The cuts support various programs that the Governor hopes will close the gap in the state’s current $25.4 billion budget deficit. To set the budget’s pace, Brown cut down his office’s budget by 25 percent. State programs will also experience a total of $12.5 billion in budget cuts. Some of the programs affected by the cuts are higher education, redevelopment, childcare, mental health, SSI-SSP (supplementary security income/state supplementary payment), libraries, fairs, and in-home care.
Brown’s proposal advises a total of $1.4 billion cuts in higher education with $500 million each coming from UC schools and California State Universities, with the remaining $400 million budgetary cuts coming from community colleges. In response, UC President Mark Yudof sent a letter to Californians.

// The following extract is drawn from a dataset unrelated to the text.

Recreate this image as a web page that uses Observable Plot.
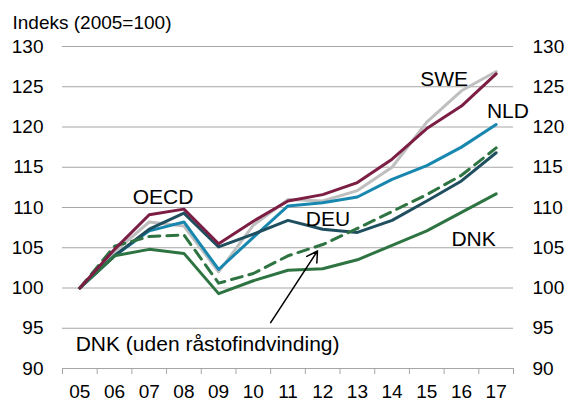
<!DOCTYPE html>
<html>
<head>
<meta charset="utf-8">
<script src="https://cdn.jsdelivr.net/npm/d3@7"></script>
<script src="https://cdn.jsdelivr.net/npm/@observablehq/plot@0.6"></script>
<style>
  html, body { margin: 0; padding: 0; background: #fff; }
  #chart { width: 569px; height: 403px; }
</style>
</head>
<body>
<div id="chart"></div>
<script>
const title = "Indeks (2005=100)";
const years = ["05","06","07","08","09","10","11","12","13","14","15","16","17"];
const yTicks = [90, 95, 100, 105, 110, 115, 120, 125, 130];

const OECD = [100, 104.8, 109.1, 109.8, 105.5, 108.3, 110.8, 111.6, 113.1, 116.0, 119.8, 122.6, 126.6];
const SWE  = [100, 104.5, 108.2, 107.7, 102.0, 107.8, 111.0, 110.8, 112.1, 115.0, 120.6, 124.5, 126.9];
const NLD  = [100, 104.0, 107.1, 108.2, 102.3, 106.3, 110.2, 110.6, 111.3, 113.5, 115.2, 117.5, 120.3];
const DEU  = [100, 104.0, 107.3, 109.3, 105.1, 106.7, 108.4, 107.3, 106.9, 108.4, 110.8, 113.3, 116.8];
const DNK  = [100, 104.0, 104.8, 104.3,  99.3, 100.9, 102.2, 102.4, 103.5, 105.3, 107.1, 109.4, 111.7];
const DNKx = [100, 105.2, 106.4, 106.6, 100.6, 101.8, 104.0, 105.4, 107.4, 109.5, 111.6, 114.0, 117.4];

const seriesNames = ["SWE", "NLD", "DEU", "DNK", "DNKx", "OECD"];
const seriesValues = {SWE, NLD, DEU, DNK, DNKx, OECD};
const seriesColors = {SWE: "#BFBFBF", NLD: "#1787B0", DEU: "#1F4F5F", DNK: "#2E7442", DNKx: "#2E7442", OECD: "#7C1D44"};

// annotation labels in data coordinates (year index, index value)
const labelText = ["SWE", "NLD", "OECD", "DEU", "DNK"];
const labelX = [10.5, 12.34, 2.4, 7.15, 11.35];
const labelY = [125.9, 122.0, 111.25, 108.57, 106.0];
const noteText = "DNK (uden råstofindvinding)";
const noteX = -0.12, noteY = 93.04;
const arrowFrom = [5.5, 95.7], arrowTo = [6.85, 104.6];

const idx = d3.range(years.length);
const boundaries = d3.range(years.length + 1).map(i => i - 0.5);
const gridTicks = yTicks.filter(t => t > 90);

const lineMarks = seriesNames.map(name => {
  const rows = idx.map(i => ({i, v: seriesValues[name][i]}));
  return Plot.lineY(rows, {
    x: "i", y: "v",
    stroke: seriesColors[name],
    strokeWidth: 3,
    strokeDasharray: name === "DNKx" ? "11,7" : null,
    strokeLinejoin: "round"
  });
});

const labels = labelText.map((t, k) => ({t, x: labelX[k], y: labelY[k]}));

const chart = Plot.plot({
  width: 569,
  height: 403,
  marginTop: 46,
  marginBottom: 35,
  marginLeft: 62,
  marginRight: 56,
  style: {fontFamily: "'Liberation Sans', Arial, sans-serif", fontSize: "19px", color: "#000", background: "#fff"},
  x: {domain: [-0.5, 12.5]},
  y: {domain: [90, 130]},
  marks: [
    Plot.ruleY(gridTicks, {stroke: "#A6A6A6", strokeWidth: 1}),
    Plot.ruleY([90], {stroke: "#A6A6A6", strokeWidth: 1}),
    Plot.axisX(boundaries, {tickSize: 6, tickFormat: () => "", stroke: "#A6A6A6", label: null}),
    Plot.axisX(idx, {tickSize: 0, tickPadding: 16, tickFormat: i => years[i], label: null, fontSize: 19}),
    Plot.axisY(yTicks, {anchor: "left", tickSize: 0, tickPadding: 19, label: null, fontSize: 19}),
    Plot.axisY(yTicks, {anchor: "right", tickSize: 0, tickPadding: 19, label: null, fontSize: 19}),
    ...lineMarks,
    Plot.text(labels, {x: "x", y: "y", text: "t", fontSize: 21, fill: "#000"}),
    Plot.text([noteText], {x: () => noteX, y: () => noteY, text: d => d, textAnchor: "start", fontSize: 21, fill: "#000"}),
    Plot.arrow([{x1: arrowFrom[0], y1: arrowFrom[1], x2: arrowTo[0], y2: arrowTo[1]}],
      {x1: "x1", y1: "y1", x2: "x2", y2: "y2", stroke: "#000", strokeWidth: 1.5, headLength: 12}),
    Plot.text([title], {frameAnchor: "top-left", textAnchor: "start", lineAnchor: "top", dx: -50, dy: -31, fontSize: 19, fill: "#000"})
  ]
});
document.getElementById("chart").appendChild(chart);
</script>
</body>
</html>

“This won’t be easy,” said Yudof. “The physics of the situation cannot be denied – as the core budget shrinks, so must the university”.
UAW Local 2865, the academic union that represents the UC’s student employees, also sent a letter to its members. According to UAW, “These proposals don’t go far enough. …Missing from the discussion are bold steps to increase revenue by requiring corporations and the richest Californians to pay their fair share.”
In their letter, UAW shed light on a recent ultimatum that UC Executives gave to the UC Regents asking for an increase in pension amount. The 36-member group of executives called it a “legal, moral, and ethical obligation” of the UC school system.
According to UAW, “Some executives have even threatened to sue to be exempted from a $250,000 pension cap. This latest round of cuts cannot be an excuse for more unequal treatment and backwards priorities at the University of California.”
To be approved, California’s Legislature will have to make modifications to a few laws by March while other segments of Brown’s proposal, like that of the revenue component of the budget, will be voted on by Californians during a special election this June.
If the proposal passes, for the next five years, California residents will have to pay a 0.25 percent surcharge on their income tax, a 1.15 percent rate for vehicle licensing, and an extra penny per dollar in sales taxes.
The Governor is moving his budget forward in the California Legislature hoping that Democrats, who had previously denied former Governor Arnold Schwarzenegger’s similar budgetary cuts, approve of his program and service cuts.
Brown must also convince voters to accept his plans for decentralization. Brown’s envisioned “realignment” transfers the financial responsibility and administrative implementation on some state programs to local governments.
“Government will be closer to the people,” said Brown.